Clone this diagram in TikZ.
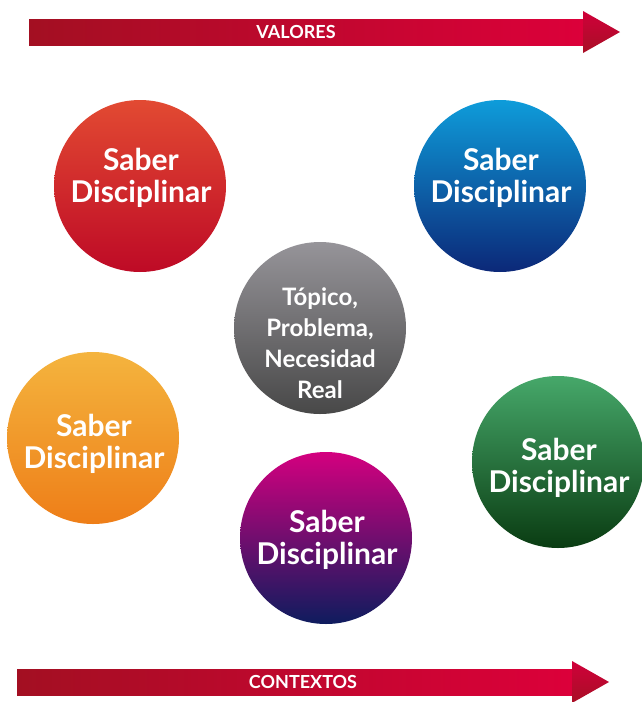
\documentclass[tikz,border=0pt]{standalone}
\usepackage{fontspec}
\setmainfont{Lato}

\definecolor{barraIzq}{HTML}{A30F22}
\definecolor{barraDer}{HTML}{DC003A}
\definecolor{puntaArr}{HTML}{D0003A}
\definecolor{puntaAba}{HTML}{A80F25}

\begin{document}
\begin{tikzpicture}[x=1pt,y=-1pt,
    saber/.style={circle,minimum size=172pt,inner sep=0pt},
    texto/.style={align=center,text=white,inner sep=0pt,
      font=\bfseries\fontsize{30}{32}\selectfont},
    barra/.style={left color=barraIzq,right color=barraDer},
    punta/.style={top color=puntaArr,bottom color=puntaAba},
    rotulo/.style={text=white,font=\bfseries\fontsize{18}{20}\selectfont}]
  \useasboundingbox (0,0) rectangle (642,702);

  % flecha superior
  \shade[barra] (29,19) rectangle (583,45);
  \shade[punta] (583,11) -- (620,32) -- (583,53) -- cycle;
  \node[rotulo] (valores) at (296,32) {VALORES};

  % circulos
  \node[saber,top color={rgb,255:red,226;green,74;blue,50},bottom color={rgb,255:red,190;green,10;blue,38}]
    (rojo) at (140,186) {};
  \node[saber,top color={rgb,255:red,14;green,156;blue,218},bottom color={rgb,255:red,12;green,40;blue,120}]
    (azul) at (500,186) {};
  \node[saber,top color={rgb,255:red,150;green,148;blue,153},bottom color={rgb,255:red,72;green,72;blue,72}]
    (topico) at (320,328) {};
  \node[saber,top color={rgb,255:red,244;green,180;blue,62},bottom color={rgb,255:red,238;green,126;blue,24}]
    (naranja) at (93,438) {};
  \node[saber,top color={rgb,255:red,212;green,0;blue,127},bottom color={rgb,255:red,14;green,28;blue,94}]
    (morado) at (326,538) {};
  \node[saber,top color={rgb,255:red,70;green,168;blue,106},bottom color={rgb,255:red,10;green,60;blue,18}]
    (verde) at (558,462) {};

  % textos
  \node[texto] (rojo-t) at (141,178) {Saber\\Disciplinar};
  \node[texto] (azul-t) at (501,178) {Saber\\Disciplinar};
  \node[texto,font=\bfseries\fontsize{24}{31}\selectfont]
    (topico-t) at (320,343) {Tópico,\\Problema,\\Necesidad\\Real};
  \node[texto] (naranja-t) at (94,444) {Saber\\Disciplinar};
  \node[texto] (morado-t) at (327,540) {Saber\\Disciplinar};
  \node[texto] (verde-t) at (559,468) {Saber\\Disciplinar};

  % flecha inferior
  \shade[barra] (17,669) rectangle (572,695);
  \shade[punta] (572,661) -- (609,682) -- (572,703) -- cycle;
  \node[rotulo] (contextos) at (303,682) {CONTEXTOS};
\end{tikzpicture}
\end{document}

━━━━━━━━

TASK DESCRIPTION – All the lines above are to be given again exactly as they read, with the pictures removed.

THE SOLUTION –
Clone this diagram in TikZ.
\documentclass[tikz,border=0pt]{standalone}
\usepackage{fontspec}
\setmainfont{Lato}

\definecolor{barraIzq}{HTML}{A30F22}
\definecolor{barraDer}{HTML}{DC003A}
\definecolor{puntaArr}{HTML}{D0003A}
\definecolor{puntaAba}{HTML}{A80F25}

\begin{document}
\begin{tikzpicture}[x=1pt,y=-1pt,
    saber/.style={circle,minimum size=172pt,inner sep=0pt},
    texto/.style={align=center,text=white,inner sep=0pt,
      font=\bfseries\fontsize{30}{32}\selectfont},
    barra/.style={left color=barraIzq,right color=barraDer},
    punta/.style={top color=puntaArr,bottom color=puntaAba},
    rotulo/.style={text=white,font=\bfseries\fontsize{18}{20}\selectfont}]
  \useasboundingbox (0,0) rectangle (642,702);

  % flecha superior
  \shade[barra] (29,19) rectangle (583,45);
  \shade[punta] (583,11) -- (620,32) -- (583,53) -- cycle;
  \node[rotulo] (valores) at (296,32) {VALORES};

  % circulos
  \node[saber,top color={rgb,255:red,226;green,74;blue,50},bottom color={rgb,255:red,190;green,10;blue,38}]
    (rojo) at (140,186) {};
  \node[saber,top color={rgb,255:red,14;green,156;blue,218},bottom color={rgb,255:red,12;green,40;blue,120}]
    (azul) at (500,186) {};
  \node[saber,top color={rgb,255:red,150;green,148;blue,153},bottom color={rgb,255:red,72;green,72;blue,72}]
    (topico) at (320,328) {};
  \node[saber,top color={rgb,255:red,244;green,180;blue,62},bottom color={rgb,255:red,238;green,126;blue,24}]
    (naranja) at (93,438) {};
  \node[saber,top color={rgb,255:red,212;green,0;blue,127},bottom color={rgb,255:red,14;green,28;blue,94}]
    (morado) at (326,538) {};
  \node[saber,top color={rgb,255:red,70;green,168;blue,106},bottom color={rgb,255:red,10;green,60;blue,18}]
    (verde) at (558,462) {};

  % textos
  \node[texto] (rojo-t) at (141,178) {Saber\\Disciplinar};
  \node[texto] (azul-t) at (501,178) {Saber\\Disciplinar};
  \node[texto,font=\bfseries\fontsize{24}{31}\selectfont]
    (topico-t) at (320,343) {Tópico,\\Problema,\\Necesidad\\Real};
  \node[texto] (naranja-t) at (94,444) {Saber\\Disciplinar};
  \node[texto] (morado-t) at (327,540) {Saber\\Disciplinar};
  \node[texto] (verde-t) at (559,468) {Saber\\Disciplinar};

  % flecha inferior
  \shade[barra] (17,669) rectangle (572,695);
  \shade[punta] (572,661) -- (609,682) -- (572,703) -- cycle;
  \node[rotulo] (contextos) at (303,682) {CONTEXTOS};
\end{tikzpicture}
\end{document}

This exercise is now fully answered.